Pouvoir. Des sociétés saisies par la négociation

La notion de pouvoir s'applique en premier lieu à l'espace politique. Elle s'applique également à l'économie, aux rapports de négociation et de domination dans les organisations, ainsi qu'aux relations entre les individus. Il peut être absolu, ou tyrannique. La domination et la contrainte constituent dans ces cas l'un des points essentiels de l'organisation de la société. Au contraire, le pouvoir peut être partagé, diffus, interactif. Il s'incarne alors dans la démocratie politique ou sociale fondée sur l'égalité des droits.

Les sciences humaines et sociales font le constat d'une transformation radicale du pouvoir dans les sociétés actuelles à toutes les échelles : du leadership mondial aux rapports entre les individus dans la famille, dans les relations individuelles, en passant évidemment par le lieu traditionnel du pouvoir politique, l'Etat. En effet, on assiste depuis un siècle, et particulièrement depuis l'après-Seconde Guerre mondiale, à un déclin général et accéléré du pouvoir hiérarchique : dans la famille, dans l'école, dans l'entreprise, on est passé du patriarcat, de la puissance du maître, de la toute-puissance managériale et des hiérarchies à des formes négociées, plus égalitaires, de relations qui, bien entendu, ne suppriment pas les contraintes ni les normes.
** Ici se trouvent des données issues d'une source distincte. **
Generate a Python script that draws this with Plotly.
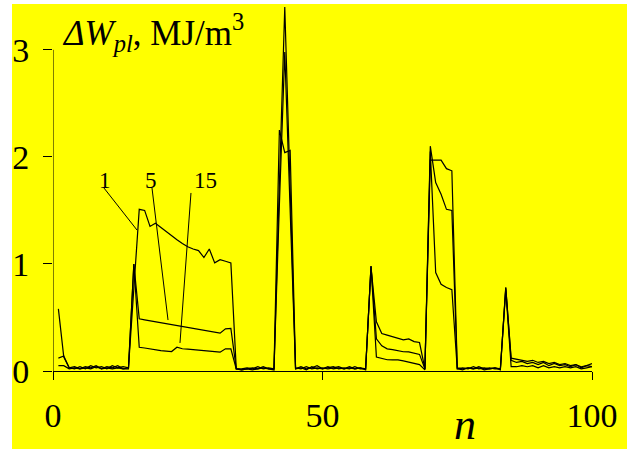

A toutes les échelles (internationale, étatique et interne aux sociétés), la tendance à la mutation des relations de pouvoir s'est accentuée dans les dernières décennies.

Les transformations du pouvoir politique

La réflexion politique occidentale a développé l'idée, depuis le xviiie siècle, que le pouvoir politique est fondé sur l'Etat et l'utilisation de la force. Pour le sociologue Max Weber, par exemple, le trait essentiel du pouvoir politique est le « monopole de la violence légitime ». Cette conception traditionnelle est aujourd'hui bien moins partagée. Si l'on prend en premier lieu la scène internationale, traditionnellement conçue comme un champ de force où des Etats-nations forts dominent les faibles, on voit que la question des hiérarchies de pouvoir y est complexe. On assiste depuis la Seconde Guerre mondiale à la multiplication d'instances de négociation (commissions et comités militaires, économiques...). On peut considérer là que les phénomènes de régulation (essentiellement pacifique) et le jeu d'acteurs non étatiques deviennent tout aussi importants que les rapports de force entre Etats. L'utilisation systématique de la force est très difficile également - sauf cas de guerre civile - au sein même des sociétés. Là aussi, des liens et réseaux unissent l'appareil d'Etat et la société entière, et rendent la coercition particulièrement illégitime et périlleuse.

Le pouvoir de l'Etat ne peut plus se fonder sur l'intervention militaire ou policière, et son intervention dans la société change. Nombre d'analystes estiment que l'émergence des médias, le renforcement des groupes d'intérêts de toutes natures, ou encore la mondialisation économique entraînent un affaiblissement de l'Etat. Ce type d'analyse doit être nuancé. Loin d'être en retrait, l'Etat intervient plus dans la société... mais différemment. Certes, l'intervention économique, développée depuis les années 30 dans toutes les démocraties occidentales, a été réduite avec la mise en oeuvre de politiques néolibérales depuis une vingtaine d'années. Cependant, l'Etat est de plus en plus engagé dans la protection sociale, la santé, l'éducation et la formation... La mise en place d'une autonomie des universités après mai 1968, les lois de décentralisation de 1982, le retrait progressif de l'industrie dans les années 80-90, mais aussi la délégation à des associations ou ONG de pans entiers de l'intervention sociale constituent les jalons de cette transformation.

Le pouvoir de l'Etat ne passe plus aujourd'hui essentiellement par des démonstrations de sa puissance, mais par une intervention déléguée et régulatrice de plus en plus affirmée. On est passé du gouvernement direct à une intervention plus indirecte, déléguant à des instances associatives ou locales l'intervention publique. Dans cette transformation de l'intervention publique, la volonté de médiation, d'accompagnement des compromis de terrain s'est affirmée. On l'a vu notamment lors des affaires liées au port du voile islamique dans les écoles, où les grandes professions de foi républicaine ont été laissées en retrait pour chercher des compromis acceptables entre les acteurs eux-mêmes. On l'a constaté pour des interventions policières ou administratives dans les quartiers difficiles. Là sont apparus des agents, par exemple des agents d'ambiance, médiateurs de quartiers, relais de toutes sortes.